What is needed. Set the lines down again exactly, first line through the line that contains "0.035, 0.019, 0.017];", with no pictures.

Stored data.

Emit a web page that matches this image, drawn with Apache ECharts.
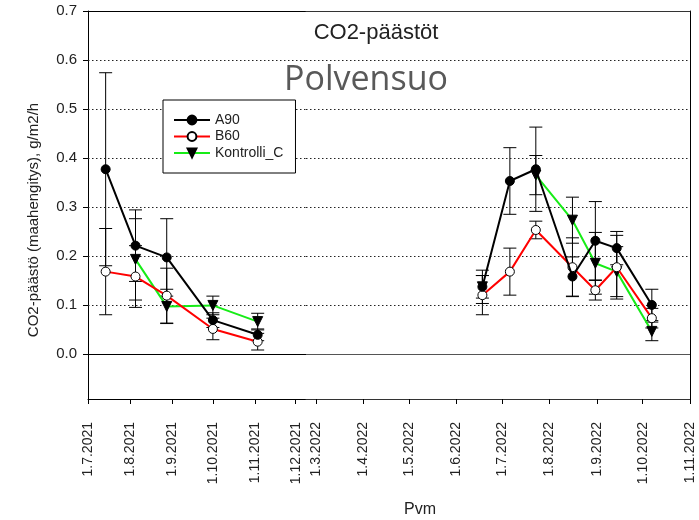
<!DOCTYPE html>
<html>
<head>
<meta charset="utf-8">
<script src="https://cdn.jsdelivr.net/npm/echarts@6.0.0/dist/echarts.min.js"></script>
<style>
  html, body { margin: 0; padding: 0; background: #fff; }
  #chart { width: 699px; height: 520px; }
</style>
</head>
<body>
<div id="chart"></div>
<script>
// Sampling dates (two field seasons, drawn on a broken time axis)
const dates2021 = ['2021-07-14', '2021-08-05', '2021-08-28', '2021-10-01', '2021-11-03'];
const dates2022 = ['2022-06-18', '2022-07-06', '2022-07-23', '2022-08-16', '2022-08-31', '2022-09-14', '2022-10-07'];

// CO2 emission means (g/m2/h) and error-bar half widths
const a90_2021    = [0.377, 0.221, 0.197, 0.069, 0.039];
const a90Err2021  = [0.197, 0.073, 0.079, 0.015, 0.012];
const b60_2021    = [0.168, 0.158, 0.119, 0.051, 0.025];
const b60Err2021  = [0.088, 0.063, 0.056, 0.022, 0.017];
const kon_2021    = [null, 0.193, 0.097, 0.099, 0.066];
const konErr2021  = [null, 0.083, 0.035, 0.019, 0.017];

const a90_2022    = [0.137, 0.353, 0.377, 0.158, 0.231, 0.216, 0.100];
const a90Err2022  = [0.034, 0.068, 0.086, 0.040, 0.080, 0.034, 0.032];
const b60_2022    = [0.120, 0.168, 0.253, 0.177, 0.130, 0.177, 0.073];
const b60Err2022  = [0.040, 0.048, 0.018, 0.060, 0.020, 0.065, 0.020];
const kon_2022    = [0.137, null, 0.365, 0.273, 0.185, 0.168, 0.046];
const konErr2022  = [0.023, null, 0.040, 0.047, 0.063, 0.051, 0.019];

// Axis tick labels
const tickDates2021 = ['2021-07-01', '2021-08-01', '2021-09-01', '2021-10-01', '2021-11-01', '2021-12-01'];
const tickDates2022 = ['2022-03-01', '2022-04-01', '2022-05-01', '2022-06-01', '2022-07-01',
                       '2022-08-01', '2022-09-01', '2022-10-01', '2022-11-01'];
const yTicks = [0, 0.1, 0.2, 0.3, 0.4, 0.5, 0.6, 0.7];
const gridLevels = [0.1, 0.2, 0.3, 0.4, 0.5, 0.6];

const DAY = 86400000;
const t = s => Date.parse(s);

// Extents of the two axis segments on either side of the break
const seg1Min = t('2021-07-01');
const seg1Max = seg1Min + 160.6 * DAY;
const seg2Min = t('2022-03-01') - 6.55 * DAY;
const seg2Max = t('2022-11-01');

const FONT = 'Liberation Sans, Arial, sans-serif';
const TEXT = '#222';

function fmtDate(v) {
  const d = new Date(v);
  return d.getUTCDate() + '.' + (d.getUTCMonth() + 1) + '.' + d.getUTCFullYear();
}

function points(dates, vals) {
  return dates.map((d, i) => [t(d), vals[i]]);
}
function errPoints(dates, vals, errs) {
  const out = [];
  dates.forEach((d, i) => {
    if (vals[i] != null && errs[i] != null) out.push([t(d), vals[i] - errs[i], vals[i] + errs[i]]);
  });
  return out;
}

function errorBarItem(params, api) {
  const x = api.value(0);
  const lo = api.coord([x, api.value(1)]);
  const hi = api.coord([x, api.value(2)]);
  const hw = 6.5;
  const style = { stroke: '#000', lineWidth: 1 };
  return {
    type: 'group',
    children: [
      { type: 'line', shape: { x1: hi[0], y1: hi[1], x2: lo[0], y2: lo[1] }, style },
      { type: 'line', shape: { x1: hi[0] - hw, y1: hi[1], x2: hi[0] + hw, y2: hi[1] }, style },
      { type: 'line', shape: { x1: lo[0] - hw, y1: lo[1], x2: lo[0] + hw, y2: lo[1] }, style }
    ]
  };
}

const styles = {
  A90: { line: '#000', symbol: 'circle', size: 9, fill: '#000', border: '#000' },
  B60: { line: '#ff0000', symbol: 'circle', size: 9, fill: '#fff', border: '#000' },
  Kontrolli_C: { line: '#16ec16', symbol: 'triangle', size: 10, fill: '#000', border: '#000', rotate: 180 }
};

function lineSeries(name, data, seg, z) {
  const s = styles[name];
  return {
    type: 'line', name, data,
    xAxisIndex: seg, yAxisIndex: seg,
    symbol: s.symbol, symbolSize: s.size, symbolRotate: s.rotate || 0,
    showAllSymbol: true, connectNulls: false,
    lineStyle: { color: s.line, width: 2 },
    itemStyle: { color: s.fill, borderColor: s.border, borderWidth: 1, opacity: 1 },
    emphasis: { disabled: true },
    z, animation: false
  };
}

function errSeries(name, data, seg) {
  return {
    type: 'custom', name: name + ' virhe', data,
    xAxisIndex: seg, yAxisIndex: seg,
    encode: { x: 0, y: [1, 2] },
    renderItem: errorBarItem,
    z: 3, silent: true, animation: false
  };
}

function refLines(seg, zeroColor) {
  return {
    type: 'line', name: 'ref' + seg, data: [],
    xAxisIndex: seg, yAxisIndex: seg,
    silent: true, z: 1, animation: false,
    markLine: {
      silent: true, symbol: 'none', animation: false,
      label: { show: false },
      data: gridLevels.map(v => ({ yAxis: v, lineStyle: { type: [1.5, 2.5], color: '#222', width: 1 } }))
        .concat([{ yAxis: 0, lineStyle: { type: 'solid', color: zeroColor, width: 1 } }])
    }
  };
}

function xAxes(seg, min, max, ticks) {
  const vals = ticks.map(t);
  return [
    {
      type: 'value', gridIndex: seg, position: 'bottom', min, max,
      axisLine: { onZero: false, lineStyle: { color: seg ? '#333' : '#000', width: 1 } },
      axisTick: { show: true, inside: false, length: 5, customValues: vals, lineStyle: { color: '#000' } },
      axisLabel: {
        show: true, customValues: vals, rotate: 90, margin: 23,
        formatter: fmtDate, color: TEXT, fontFamily: FONT, fontSize: 14
      },
      splitLine: { show: false }
    }
  ];
}

const xAxisList = [
  ...xAxes(0, seg1Min, seg1Max, tickDates2021),
  ...xAxes(1, seg2Min, seg2Max, tickDates2022),
  { type: 'value', gridIndex: 0, position: 'top', min: seg1Min, max: seg1Max,
    axisLine: { onZero: false, lineStyle: { color: '#000' } }, axisTick: { show: false },
    axisLabel: { show: false }, splitLine: { show: false } },
  { type: 'value', gridIndex: 1, position: 'top', min: seg2Min, max: seg2Max,
    axisLine: { onZero: false, lineStyle: { color: '#333' } }, axisTick: { show: false },
    axisLabel: { show: false }, splitLine: { show: false } }
];

const yAxisList = [
  {
    type: 'value', gridIndex: 0, position: 'left', min: -0.092, max: 0.7,
    name: 'CO2-päästö (maahengitys), g/m2/h', nameLocation: 'middle', nameGap: 47,
    nameTextStyle: { color: TEXT, fontFamily: FONT, fontSize: 15, padding: [0, 30, 0, 0] },
    axisLine: { onZero: false, lineStyle: { color: '#000' } },
    axisTick: { show: true, length: 5, customValues: yTicks, lineStyle: { color: '#000' } },
    axisLabel: { customValues: yTicks, formatter: v => v.toFixed(1), color: TEXT, fontFamily: FONT, fontSize: 15, margin: 11 },
    splitLine: { show: false }
  },
  {
    type: 'value', gridIndex: 1, position: 'right', min: -0.092, max: 0.7,
    axisLine: { show: true, onZero: false, lineStyle: { color: '#000' } },
    axisTick: { show: false }, axisLabel: { show: false }, splitLine: { show: false }
  }
];

const series = [
  refLines(0, '#000'),
  refLines(1, '#555'),
  errSeries('A90', errPoints(dates2021, a90_2021, a90Err2021), 0),
  errSeries('B60', errPoints(dates2021, b60_2021, b60Err2021), 0),
  errSeries('Kontrolli_C', errPoints(dates2021, kon_2021, konErr2021), 0),
  errSeries('A90', errPoints(dates2022, a90_2022, a90Err2022), 1),
  errSeries('B60', errPoints(dates2022, b60_2022, b60Err2022), 1),
  errSeries('Kontrolli_C', errPoints(dates2022, kon_2022, konErr2022), 1),
  lineSeries('A90', points(dates2021, a90_2021), 0, 7),
  lineSeries('B60', points(dates2021, b60_2021), 0, 6),
  lineSeries('Kontrolli_C', points(dates2021, kon_2021), 0, 5),
  lineSeries('A90', points(dates2022, a90_2022), 1, 7),
  lineSeries('B60', points(dates2022, b60_2022), 1, 6),
  lineSeries('Kontrolli_C', points(dates2022, kon_2022), 1, 5)
];

const chart = echarts.init(document.getElementById('chart'), null, { renderer: 'canvas' });
chart.setOption({
  animation: false,
  backgroundColor: '#fff',
  title: [
    { text: 'CO2-päästöt', left: 376, top: 22, textAlign: 'center', padding: 0,
      textStyle: { fontFamily: FONT, fontSize: 22, fontWeight: 'normal', color: TEXT } },
    { text: 'Polvensuo', left: 366, top: 63, textAlign: 'center', padding: 0,
      textStyle: { fontFamily: 'Open Sans, Noto Sans, sans-serif', fontSize: 34, fontWeight: 'normal', color: '#595959' } },
    { text: 'Pvm', left: 420, top: 502, textAlign: 'center', padding: 0,
      textStyle: { fontFamily: FONT, fontSize: 16, fontWeight: 'normal', color: TEXT } }
  ],
  legend: {
    data: ['A90', 'B60', 'Kontrolli_C'],
    orient: 'vertical', left: 163, top: 100,
    padding: [13, 12, 13, 10], itemGap: 2.5, itemWidth: 36, itemHeight: 11,
    backgroundColor: '#fff', borderColor: '#000', borderWidth: 1, borderRadius: 0,
    textStyle: { fontFamily: FONT, fontSize: 14, color: TEXT },
    selectedMode: false, z: 20
  },
  grid: [
    { left: 88, top: 11, width: 218, height: 388, containLabel: false },
    { left: 306, top: 11, width: 384, height: 388, containLabel: false }
  ],
  xAxis: xAxisList,
  yAxis: yAxisList,
  series
});
</script>
</body>
</html>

The result.
Emit a web page that matches this image, drawn with Apache ECharts.
<!DOCTYPE html>
<html>
<head>
<meta charset="utf-8">
<script src="https://cdn.jsdelivr.net/npm/echarts@6.0.0/dist/echarts.min.js"></script>
<style>
  html, body { margin: 0; padding: 0; background: #fff; }
  #chart { width: 699px; height: 520px; }
</style>
</head>
<body>
<div id="chart"></div>
<script>
// Sampling dates (two field seasons, drawn on a broken time axis)
const dates2021 = ['2021-07-14', '2021-08-05', '2021-08-28', '2021-10-01', '2021-11-03'];
const dates2022 = ['2022-06-18', '2022-07-06', '2022-07-23', '2022-08-16', '2022-08-31', '2022-09-14', '2022-10-07'];

// CO2 emission means (g/m2/h) and error-bar half widths
const a90_2021    = [0.377, 0.221, 0.197, 0.069, 0.039];
const a90Err2021  = [0.197, 0.073, 0.079, 0.015, 0.012];
const b60_2021    = [0.168, 0.158, 0.119, 0.051, 0.025];
const b60Err2021  = [0.088, 0.063, 0.056, 0.022, 0.017];
const kon_2021    = [null, 0.193, 0.097, 0.099, 0.066];
const konErr2021  = [null, 0.083, 0.035, 0.019, 0.017];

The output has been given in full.